In a recent conversation with David Caddy, the Festival director, I wanted to understand what the difference between the festival and other literary events across the country was.
David Caddy: Firstly, through the range of poetic approaches on display and the international flavour with poets from different cultures and languages. There will some language centred poets, some prose poets, New York School, Australian, South African and a number of European voices.
MS: And this would be…?
DC: The Festival has a long prehistory going back to 1995. From 1995 to 2001 we had an international festival which eventually ran for five days. From 2003-2005 we had three weekend festivals, in London. We resurrected the festival on a smaller scale in 2014. This is thus the 14th edition.

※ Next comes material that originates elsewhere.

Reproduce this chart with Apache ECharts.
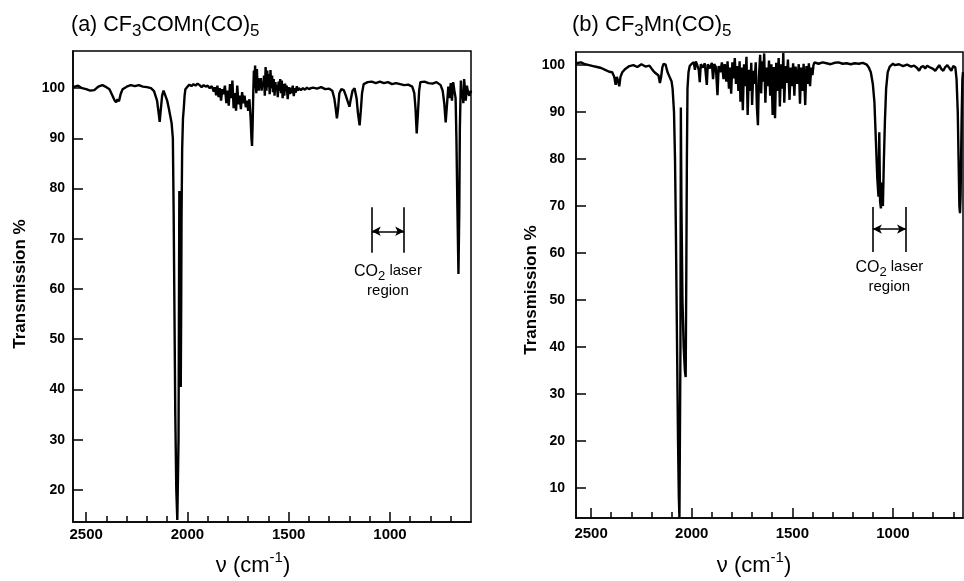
<!DOCTYPE html>
<html><head><meta charset="utf-8">
<script src="https://cdn.jsdelivr.net/npm/echarts@6/dist/echarts.min.js"></script>
<style>html,body{margin:0;padding:0;background:#fff}#c{width:964px;height:581px}</style>
</head><body><div id="c"></div>
<script>
// ---- data: [wavenumber cm-1, transmission %] ----
const specA = [
[2565,100.2],[2540,100.5],[2520,100.0],[2500,99.8],[2480,99.5],[2460,99.6],[2440,100.3],[2420,100.6],[2400,100.2],[2385,99.8],
[2370,98.5],[2360,97.6],[2352,97.2],[2345,97.8],[2338,97.4],[2330,98.8],[2320,99.8],[2300,100.3],[2280,100.6],[2260,100.4],
[2240,100.6],[2220,100.3],[2200,100.2],[2180,100.0],[2165,99.4],[2150,97.5],[2142,95],[2137,93.3],[2132,95.5],[2125,98.5],
[2118,99.5],[2110,99.2],[2100,97.5],[2092,96],[2085,94.5],[2078,93],[2072,90],[2068,75],[2064,55],[2060,35],
[2055,20],[2050,14],[2047,14],[2044,30],[2042,55],[2040,79.5],[2038,65],[2035,45],[2033,40.5],[2031,55],
[2029,75],[2026,88],[2022,94],[2018,96],[2014,98.5],[2010,99.8],[2000,100.3],[1990,100.7],[1980,100.4],[1970,100.8],
[1960,100.5],[1950,100.9],[1940,100.6],[1930,100.2],[1920,100.6],[1910,100.3],[1900,100.5],[1890,100.0],[1880,100.4],[1870,99.3],
[1865,100.2],[1858,98.6],[1852,100.5],[1846,98.2],[1840,100.0],[1834,97.5],[1828,99.8],[1822,98.8],[1815,100.5],[1808,97.0],
[1802,99.5],[1796,96.5],[1790,100.8],[1784,98.0],[1778,101.5],[1772,96.0],[1766,99.0],[1760,95.5],[1754,100.5],[1748,96.8],
[1742,98.5],[1736,95.8],[1730,99.2],[1724,97.0],[1718,98.5],[1712,96.2],[1706,97.5],[1700,95.5],[1694,97.8],[1688,94],
[1684,90],[1681,88.5],[1678,93],[1675,99],[1672,103.5],[1669,100],[1666,104.5],[1663,101],[1660,99.0],[1657,103.8],
[1654,100.5],[1651,102],[1648,99.5],[1645,101.5],[1642,100],[1638,102],[1634,99.5],[1630,101],[1626,100.5],[1622,102.5],
[1618,98.5],[1614,104.2],[1610,99.5],[1606,103.5],[1602,100.2],[1598,102.8],[1594,98.8],[1590,103.6],[1586,100.0],[1582,102.5],
[1578,99.2],[1574,101.8],[1570,98.5],[1566,101.2],[1562,99.8],[1558,100.6],[1554,98.2],[1550,101.3],[1546,99.5],[1542,101.8],
[1538,99],[1534,101.5],[1530,98],[1526,100.8],[1522,98.5],[1518,100.9],[1514,99.4],[1510,100.5],[1505,97.8],[1500,100.2],
[1495,98.8],[1490,100.1],[1485,99.0],[1480,100.5],[1475,98.4],[1470,100.0],[1465,99.1],[1460,100.4],[1455,99.5],[1450,100.0],
[1440,99.6],[1430,100.0],[1420,99.7],[1410,100.1],[1400,99.8],[1390,100.0],[1380,100.1],[1360,99.9],[1340,100.2],[1320,99.8],
[1300,99.9],[1285,99.5],[1275,98],[1268,96],[1262,94],[1256,96],[1250,99],[1240,99.8],[1228,99.6],[1218,98.5],
[1210,97.5],[1200,96.3],[1195,97.5],[1185,99.5],[1175,100],[1165,98],[1158,95],[1150,92.6],[1144,95.5],[1138,99],
[1130,100.8],[1110,101.2],[1090,101.3],[1070,101.0],[1050,101.3],[1030,101.0],[1010,101.2],[990,100.8],[970,101.0],[950,100.8],
[930,100.6],[910,100.7],[890,100.3],[880,99.0],[874,96],[868,91],[862,95],[856,99.5],[850,101.2],[830,101.3],
[810,101.0],[790,100.9],[770,101.2],[750,100.6],[740,99.5],[732,97],[725,93.2],[718,97],[712,100.3],[706,98],
[700,101],[694,97.5],[688,101.2],[682,99.5],[676,98],[672,90],[667,76],[662,63],[658,75],[655,92],
[650,101.5],[646,98],[642,99.5],[638,97],[634,101.8],[630,100],[626,97.5],[620,100.5],[614,99],[608,98.5],
[602,99.5],[600,99]
];
const specB = [
[2575,100.4],[2550,100.6],[2530,100.2],[2510,100.0],[2490,99.8],[2470,99.6],[2450,99.4],[2430,99.0],[2410,98.6],[2395,98.5],
[2385,97.5],[2378,95.8],[2372,97.5],[2366,96.6],[2360,95.5],[2354,97.5],[2345,98.5],[2330,99.2],[2310,99.8],[2290,100.0],
[2270,99.6],[2250,100.2],[2230,99.7],[2210,99.9],[2195,99.0],[2185,98.5],[2178,98.6],[2165,97.8],[2158,96.2],[2152,97.5],
[2146,99.5],[2140,100.3],[2130,100.1],[2120,98.5],[2110,97.5],[2100,96.5],[2095,95],[2088,90],[2083,80],[2079,66],
[2074,45],[2068,20],[2064,8],[2061,3.7],[2058,3.7],[2056,40],[2054,91],[2051,70],[2046,50],[2040,40],
[2034,35],[2030,33.6],[2027,55],[2024,80],[2021,95],[2016,98.5],[2010,99.8],[2000,100.3],[1990,100.6],[1984,99.0],
[1980,100.8],[1975,100.3],[1965,99.0],[1960,96.4],[1955,100.2],[1945,99.5],[1935,100.4],[1925,95.8],[1920,100.2],[1910,99.3],
[1900,100.5],[1894,97],[1888,100.2],[1880,99.6],[1872,93.6],[1866,99.8],[1858,98.5],[1850,100.6],[1842,97.0],[1836,100.2],
[1828,96.5],[1822,100.8],[1815,95],[1810,99.5],[1804,93.9],[1798,100.6],[1792,97.2],[1786,101.5],[1780,96.0],[1774,99.8],
[1768,94.5],[1762,100.8],[1758,92.2],[1752,99.5],[1746,90.4],[1740,100.2],[1734,95.5],[1728,101.8],[1722,89.4],[1716,99.0],
[1710,94.5],[1704,100.5],[1700,91.5],[1694,98.8],[1688,96],[1682,100.6],[1676,91],[1671,87.2],[1666,97.5],[1660,102.2],
[1655,94],[1650,100.8],[1645,96.5],[1640,102.5],[1634,92],[1628,99.5],[1622,95.5],[1616,101],[1610,93.5],[1604,100.2],
[1598,89.4],[1592,99.6],[1586,88.7],[1580,100.5],[1574,94.5],[1568,101.5],[1562,91.2],[1556,100.2],[1550,95],[1545,102.6],
[1540,92],[1534,99.8],[1528,96.2],[1522,101.2],[1514,92.6],[1508,99.5],[1502,95.5],[1496,100.4],[1490,93.5],[1484,99.7],
[1476,96],[1468,100.2],[1462,91.8],[1456,99.5],[1450,94.5],[1444,100.3],[1436,91.5],[1430,99.8],[1424,96],[1418,100.4],
[1412,95.5],[1406,99.5],[1400,97.9],[1395,100],[1390,100.6],[1370,100.3],[1350,100.6],[1330,100.4],[1310,100.2],[1290,100.5],
[1270,100.6],[1250,100.3],[1230,100.4],[1210,100.2],[1190,100.4],[1170,100.3],[1150,100.5],[1130,100.1],[1120,99.5],[1110,98.5],
[1100,96],[1092,92],[1085,84],[1078,76],[1072,72],[1068,85.7],[1064,71],[1060,69.5],[1056,75],[1050,70],
[1045,80],[1040,88],[1034,95],[1026,98.5],[1016,99.7],[1000,100.3],[990,100.0],[970,100.2],[950,99.8],[930,100.1],
[910,99.7],[895,99.9],[880,99.4],[870,98.8],[860,99.6],[850,99.8],[840,99.3],[830,99.9],[820,99.6],[800,99.2],
[790,98.8],[780,99.4],[770,100.0],[760,99.2],[750,98.8],[740,99.6],[730,100.0],[720,99.4],[710,98.8],[700,99.8],
[690,99.5],[684,97],[678,90],[674,80],[670,70],[667,68.5],[664,72],[659,88],[655,97],[652,98.5]
];
const xRangeA = [600, 2565];
const yRangeA = [13.6, 107.4];
const xRangeB = [652, 2575];
const yRangeB = [3.6, 102.8];
const yTicksA = [20,30,40,50,60,70,80,90,100];
const yTicksB = [10,20,30,40,50,60,70,80,90,100];
const xMajorTicks = [1000,1500,2000,2500];
const xMinorTicksA = [700,800,900,1000,1100,1200,1300,1400,1500,1600,1700,1800,1900,2000,2100,2200,2300,2400,2500];
const xMinorTicksB = [700,800,900,1000,1100,1200,1300,1400,1500,1600,1700,1800,1900,2000,2100,2200,2300,2400,2500];
// CO2 laser region annotation (data units)
const laserA = {hi:1090, lo:930, top:76.3, bot:67.2, arrow:71.5, textX:1010, text1:63.4, text2:59.6};
const laserB = {hi:1100, lo:935, top:69.8, bot:60.2, arrow:65.1, textX:1018, text1:56.8, text2:52.8};

const FONT = '"Liberation Sans", Arial, Helvetica, sans-serif';
const chart = echarts.init(document.getElementById('c'), null, {renderer:'canvas'});
const plain = v => String(v);

function xAxes(range, grid, labelMargin, minor) {
  return [
    {type:'value', gridIndex:grid, inverse:true, min:range[0], max:range[1], position:'bottom',
     axisLine:{show:true, lineStyle:{color:'#000', width:1.5}},
     axisTick:{show:true, inside:true, length:10, customValues:xMajorTicks, lineStyle:{color:'#000', width:1.5}},
     axisLabel:{show:true, customValues:xMajorTicks, formatter:plain, margin:labelMargin, color:'#000', fontFamily:FONT, fontWeight:'bold', fontSize:15},
     splitLine:{show:false}},
    {type:'value', gridIndex:grid, inverse:true, min:range[0], max:range[1], position:'bottom', offset:0,
     axisLine:{show:false},
     axisTick:{show:true, inside:true, length:6, customValues:minor, lineStyle:{color:'#000', width:1.5}},
     axisLabel:{show:false}, splitLine:{show:false}}
  ];
}
function yAxis(range, grid, ticks, labelMargin) {
  return {type:'value', gridIndex:grid, min:range[0], max:range[1],
    axisLine:{show:true, lineStyle:{color:'#000', width:1.5}},
    axisTick:{show:true, inside:true, length:10, customValues:ticks, lineStyle:{color:'#000', width:1.5}},
    axisLabel:{show:true, customValues:ticks, formatter:plain, margin:labelMargin, color:'#000', fontFamily:FONT, fontWeight:'bold', fontSize:14},
    splitLine:{show:false}};
}
function laserLines(L) {
  return {silent:true, symbol:['none','none'], label:{show:false}, animation:false,
    lineStyle:{color:'#000', type:'solid', width:1.6},
    data:[
      [{coord:[L.hi, L.top]}, {coord:[L.hi, L.bot]}],
      [{coord:[L.lo, L.top]}, {coord:[L.lo, L.bot]}],
      [{coord:[L.hi, L.arrow], symbol:'arrow', symbolSize:[7,9]}, {coord:[L.lo, L.arrow], symbol:'arrow', symbolSize:[7,9]}]
    ]};
}

chart.setOption({
  animation:false,
  backgroundColor:'#fff',
  grid:[
    {left:73, top:51, width:398, height:471, show:true, borderColor:'#000', borderWidth:1.5, containLabel:false},
    {left:576, top:52, width:387, height:466, show:true, borderColor:'#000', borderWidth:1.5, containLabel:false}
  ],
  xAxis:[...xAxes(xRangeA, 0, 5, xMinorTicksA), ...xAxes(xRangeB, 1, 8, xMinorTicksB)],
  yAxis:[yAxis(yRangeA, 0, yTicksA, 8), yAxis(yRangeB, 1, yTicksB, 11)],
  series:[
    {type:'line', xAxisIndex:0, yAxisIndex:0, data:specA, showSymbol:false, symbol:'none',
     lineStyle:{color:'#000', width:2.4}, clip:true, markLine:laserLines(laserA)},
    {type:'line', xAxisIndex:2, yAxisIndex:1, data:specB, showSymbol:false, symbol:'none',
     lineStyle:{color:'#000', width:2.4}, clip:true, markLine:laserLines(laserB)}
  ]
});

// ---- text with sub/superscripts ----
const mctx = document.createElement('canvas').getContext('2d');
function tw(t, size, weight) { mctx.font = (weight||'normal') + ' ' + size + 'px ' + FONT; return mctx.measureText(t).width; }
// parts: [text, size, dy]
function richLine(x, y, parts, weight, align) {
  let total = 0; parts.forEach(p => total += tw(p[0], p[1], weight));
  let cx = align === 'center' ? x - total/2 : x;
  const els = [];
  parts.forEach(p => {
    els.push({type:'text', silent:true, style:{text:p[0], x:cx, y:y + p[2], font:(weight||'normal') + ' ' + p[1] + 'px ' + FONT,
      fill:'#000', textAlign:'left', textVerticalAlign:'middle'}});
    cx += tw(p[0], p[1], weight);
  });
  return els;
}
function px(grid, pt) { return chart.convertToPixel({gridIndex:grid}, pt); }

const g = [];
g.push(...richLine(71, 25, [['(a) CF',21.5,0],['3',17,6],['COMn(CO)',21.5,0],['5',17,6]]));
g.push(...richLine(572, 25, [['(b) CF',22,0],['3',17,6],['Mn(CO)',22,0],['5',17,6]]));
g.push(...richLine(253, 566, [['ν (cm',22,0],['-1',15,-8],[')',22,0]], 'normal', 'center'));
g.push(...richLine(754, 566, [['ν (cm',22,0],['-1',15,-8],[')',22,0]], 'normal', 'center'));
g.push({type:'text', silent:true, x:20, y:284, rotation:Math.PI/2,
  style:{text:'Transmission %', font:'bold 17px ' + FONT, fill:'#000', textAlign:'center', textVerticalAlign:'middle'}});
g.push({type:'text', silent:true, x:531, y:290, rotation:Math.PI/2,
  style:{text:'Transmission %', font:'bold 17px ' + FONT, fill:'#000', textAlign:'center', textVerticalAlign:'middle'}});
[[0, laserA],[1, laserB]].forEach(([gi, L]) => {
  const p1 = px(gi, [L.textX, L.text1]);
  const p2 = px(gi, [L.textX, L.text2]);
  g.push(...richLine(p1[0], p1[1], [['CO',16,0],['2',13,4],[' laser',15,-1]], 'normal', 'center'));
  g.push(...richLine(p2[0], p2[1], [['region',15,0]], 'normal', 'center'));
});
chart.setOption({graphic:g});
</script>
</body></html>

MS: How is the festival funded? Through self-funding? And when I say this I have in mind the degree of autonomy and independence which come with the freedom to choose a focus, as well as your participants, rather than respond to popular literary demand.

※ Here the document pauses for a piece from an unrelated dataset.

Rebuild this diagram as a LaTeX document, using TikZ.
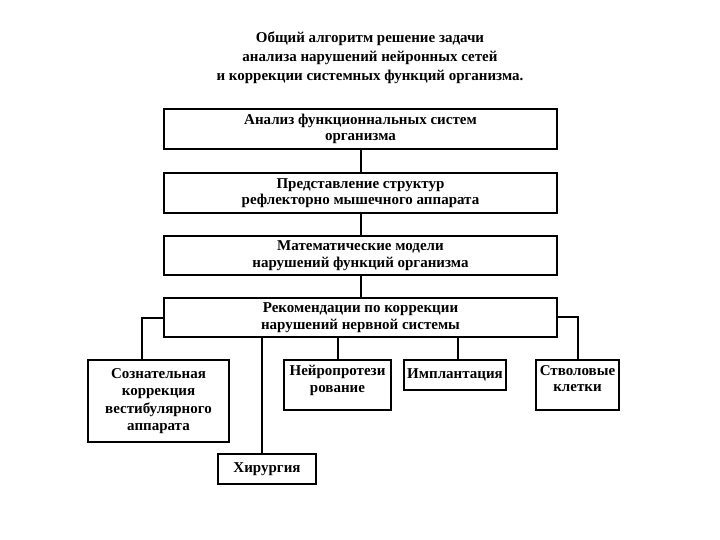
\documentclass[tikz,border=0pt]{standalone}
\usepackage{fontspec}
\setmainfont{Liberation Serif}
\begin{document}
\begin{tikzpicture}[x=1pt,y=-1pt,
  txt/.style={font=\bfseries\fontsize{15}{16.5}\selectfont,align=center},
  box/.style={draw,line width=2pt,inner sep=0pt,anchor=north west,txt},
  conn/.style={line width=2pt}]
\useasboundingbox (0,0) rectangle (720,540);
\node[font=\bfseries\fontsize{15}{19}\selectfont,align=center] (title) at (370,58)
  {Общий алгоритм решение задачи\\анализа нарушений нейронных сетей\\и коррекции системных функций организма.};
\node[box,minimum width=393pt,minimum height=40pt] (b1) at (163,108) {Анализ функционнальных систем\\организма};
\node[box,minimum width=393pt,minimum height=40pt] (b2) at (163,172) {Представление структур\\рефлекторно мышечного аппарата};
\node[box,minimum width=393pt,minimum height=39pt] (b3) at (163,235) {Математические модели\\нарушений функций организма};
\node[box,minimum width=393pt,minimum height=39pt] (b4) at (163,297) {Рекомендации по коррекции\\нарушений нервной системы};
\node[box,minimum width=141pt,minimum height=82pt,font=\bfseries\fontsize{15}{17.3}\selectfont] (c1) at (87,359) {Сознательная\\коррекция\\вестибулярного\\аппарата};
\node[box,minimum width=98pt,minimum height=30pt] (c2) at (217,453) {Хирургия};
\node[box,minimum width=107pt,minimum height=50pt] (c3) at (283,359) {};
\node[txt,anchor=north] (c3t) at ([yshift=-3pt]c3.north) {Нейропротези\\рование};
\node[box,minimum width=102pt,minimum height=30pt] (c4) at (403,359) {Имплантация};
\node[box,minimum width=83pt,minimum height=50pt] (c5) at (535,359) {};
\node[txt,anchor=north] (c5t) at ([yshift=-3pt]c5.north) {Стволовые\\клетки};
\coordinate (l1) at (142,318);
\coordinate (r1) at (578,317);
\coordinate (x2) at (262,0);
\coordinate (x3) at (338,0);
\coordinate (x4) at (458,0);
\draw[conn] (b1.south) -- (b2.north);
\draw[conn] (b2.south) -- (b3.north);
\draw[conn] (b3.south) -- (b4.north);
\draw[conn] (b4.west|-l1) -- (l1) -- (c1.north-|l1);
\draw[conn] (b4.south-|x2) -- (c2.north-|x2);
\draw[conn] (b4.south-|x3) -- (c3.north-|x3);
\draw[conn] (b4.south-|x4) -- (c4.north-|x4);
\draw[conn] (b4.east|-r1) -- (r1) -- (c5.north-|r1);
\end{tikzpicture}
\end{document}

DC: Yes, the festival is entirely self-funded. We rely upon tickets sales and donations to cover the costs. This gives us a high degree of independence in terms of whom we can invite to participate. We are not subject to any prescribed official list of funded poets. We can take more risks and have more alternative or experimental poets, whether they are spiritual, political or language centred. Poets that wish to read know that they will be able to take more risks and be themselves as there will be a well-read audience. It’s also a coming together and celebration.
MS: Taking risks is a complex concept within the literary space. Each literary festival likes to take risks, but it needs to sell tickets too and sometimes the market is dictated by over-promoted writers, with big publishers and literary agencies behind.

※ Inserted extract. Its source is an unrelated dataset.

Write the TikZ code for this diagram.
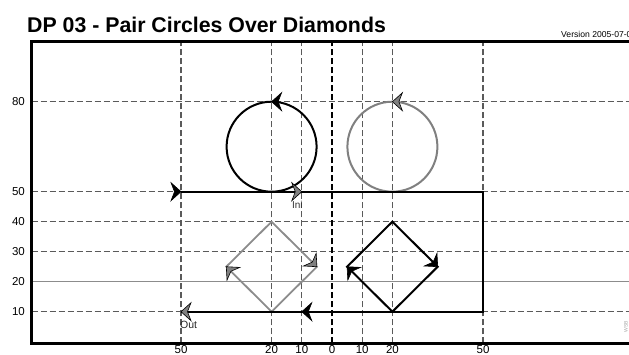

DC: Exactly true. There needs to be a space for the less marketed and more independent poetry voices. We give space to the outsider voices and poets; our earlier festivals had themes such ‘Difference and the Other’, ‘Visionaries and Outsiders’ and ‘Commitment’ to illustrate the point that dissident voices need to be heard.
MS: Your risk-taking does not shy away from experimental nor from critical analysis. You have chosen ‘Hidden Connections’ as this year’s theme. At a time of socio-economic and political turmoil, coming from North America, the Middle East and the EU, how does the Festival intend to respond having chosen this topic?
DC: Such themes generate good discussion and conversation. Poems will generate sparks and illuminate less well considered areas within these wider issues and perhaps debate, as the audience grapples with new implications and contexts. By bringing a range of strong and independent voices together there will be poems and sub-themes emerging, that shed light on darkened areas. Poets respond to one another’s poems and impulses. They will talk and think anew as a result of new insights. This is a complex and unpredictable phenomena, also very exciting and stimulating. New friendships are made, and books bought.
MS: And..as a preview, what events should the readers and the audience look forward to?
DC: There are a number of special events. Lou Rowan, the poet, novelist and editor from Seattle, will be reading. He is noted for his great clarity and humour. To hear him will be a treat. Elisabeth Bletsoe is a spell binding performer who recently hasn’t performed much. She will be a joy to hear. Martin Stannard has returned from China after a decade and his witty poetry will be as hard-hitting as ever. Perhaps with Chinese translations. Louise Buchler’s feminist poetry from a South African perspective will be different. Carrie Etter, an accomplished American poet and prose poet, has another distinct voice. Laurie Duggan is giving his last UK reading before returning to Australia. He is a poet with a big heart and internationalist perspective. There will also be a celebration of late Lee Harwood, whose multi perspective poetic approach offers a way to uncover hidden connections.
Tears in the Fence Festival will take place 14th-16th September, Stourpaine Village Hall, Dorset.